Op 02-03-2020 om 13:27 schreef Christian GrĂ¼n:
Hi Ben,
Here is an alternative version that, as I believe, should match your requirements better:
let $words := distinct-values( for $text in db:open('Incidents')/csv/record/INC_RM return ft:tokenize($text) ) let $stopwords := db:open('Stopwords')/text/line let $result := $words[not(. = $stopwords)] return sort($result)
Hi Christian,
I don't have a separate database 'Stopwords'. The file 'Stopwoorden.txt' was used as option while creating the 'Incidents'-database. Since I have several lists with stopwords and several lists that can be used with sentiment-analysts, I have stored all those files in a 'Textmining' database.
Without caring about stopwords, this query works:
let $words := for $text in collection('IncidentRemarks/Incidents')/csv/record/INC_RM return ft:tokenize($text) return $words
("sort($words)" returns a long list of numbers)
In an article, ("Full-Text Search in XML Databases" by Skoglund, Robin, 2009), I saw this example on page 23: 1 (: will match "propagating few errors" :) 2 /books /book [@number="1"]//p ftcontains" propagation of errors" 3 with stemming with stop words ("a" , "the" , "of")
The query may be changed to "stemming without stop words".

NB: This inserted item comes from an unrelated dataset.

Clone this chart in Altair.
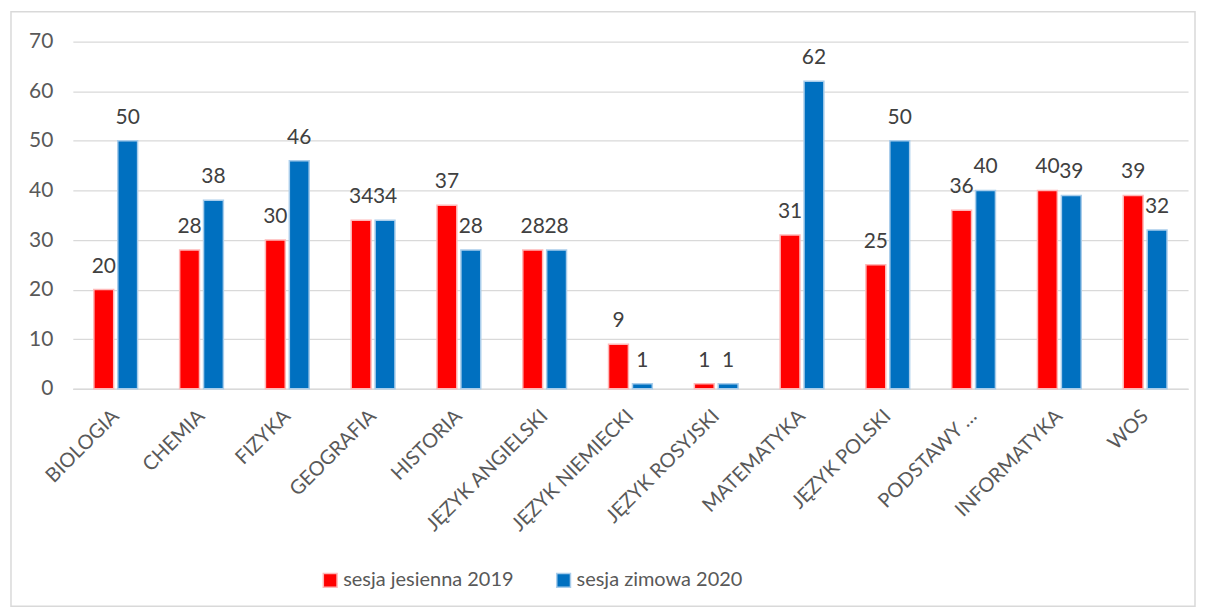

What I would like to see in BaseX, is that similar as in xquery, 'Stopwords' could be used as if it were a separate resource in the 'Incidents'-database and that it could be used as follows in the query:
let $words := for $text in collection('IncidentRemarks/Incidents')/csv/record/INC_RM with stemming without stop words return ft:tokenize($text) return $words
As far as I understand, 'stemming' has alrady been made available in the ft:module. Would it also be possible to use STOPWORDS in a similar way?
Cheers, Ben